Complete step-by-step answer :
So, we have, ${\cot ^{ - 1}}\alpha + {\cot ^{ - 1}}\beta = {\cot ^{ - 1}}x$.
Taking cotangent on both the sides of equation, we get,
$\Rightarrow \cot \left( {{{\cot }^{ - 1}}\alpha + {{\cot }^{ - 1}}\beta } \right) = \cot \left( {{{\cot }^{ - 1}}x} \right)$
Now, we know that the value of the expression $\cot \left( {{{\cot }^{ - 1}}x} \right) = x$. So, we get,
$\Rightarrow \cot \left( {{{\cot }^{ - 1}}\alpha + {{\cot }^{ - 1}}\beta } \right) = x$
Now, we use the trigonometric compound formula for cotangent $\cot \left( {A + B} \right) = \dfrac{{\cot A\cot B - 1}}{{\cot A + \cot B}}$. So, we get,
$\Rightarrow \dfrac{{\cot \left( {{{\cot }^{ - 1}}\alpha } \right) \times \cot \left( {{{\cot }^{ - 1}}\beta } \right) - 1}}{{\cot \left( {{{\cot }^{ - 1}}\alpha } \right) + \cot \left( {{{\cot }^{ - 1}}\beta } \right)}} = x$
Again using the formula $\cot \left( {{{\cot }^{ - 1}}x} \right) = x$ and simplifying the equation, we get,
$\Rightarrow \dfrac{{\alpha \times \beta - 1}}{{\alpha + \beta }} = x$
Changing the sides of equation and simplifying further, we get,
$\Rightarrow x = \dfrac{{\alpha \beta - 1}}{{\alpha + \beta }}$
So, the value of x is $\dfrac{{\alpha \beta - 1}}{{\alpha + \beta }}$.

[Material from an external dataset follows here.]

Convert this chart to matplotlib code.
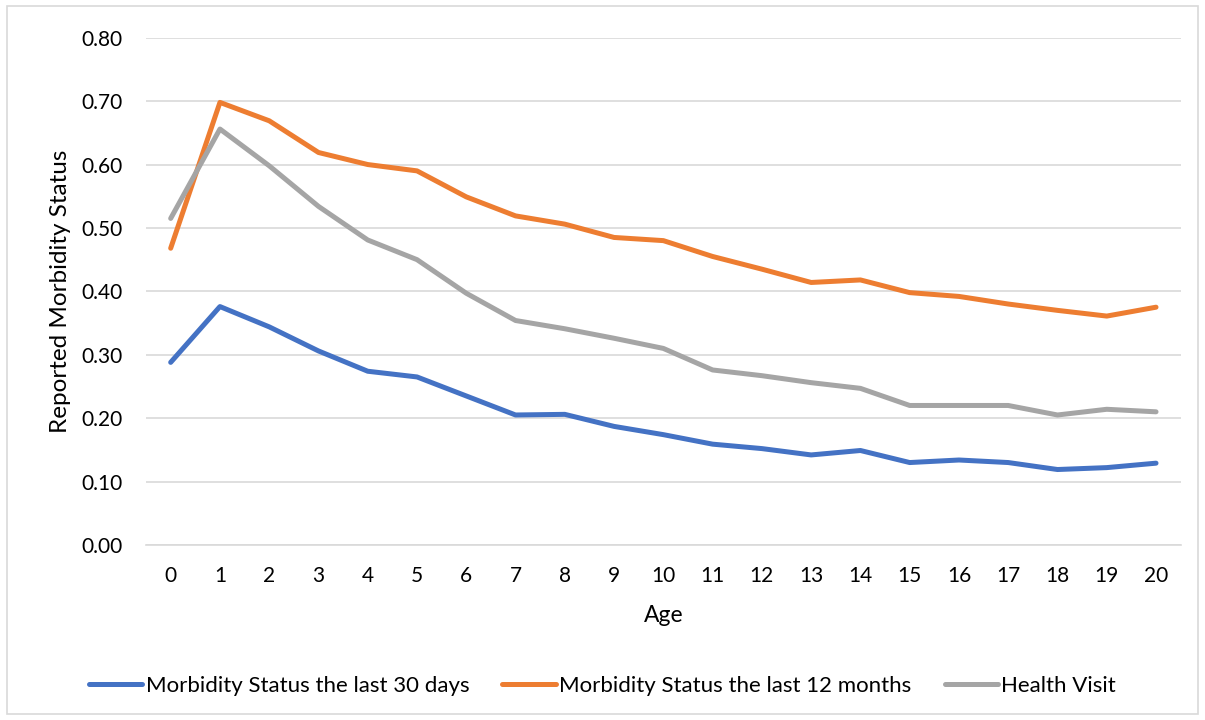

So, the correct answer is “Option (D)”.

Note : For solving such problems, trigonometric formulae should be remembered by heart. Besides these simple trigonometric formulae, trigonometric identities are also of significant use in such type of questions where we have to simplify trigonometric expressions with help of basic knowledge of algebraic rules and operations. We must remember the compound angle formula of cotangent function in order to solve the problem. One must take care while handling the calculations.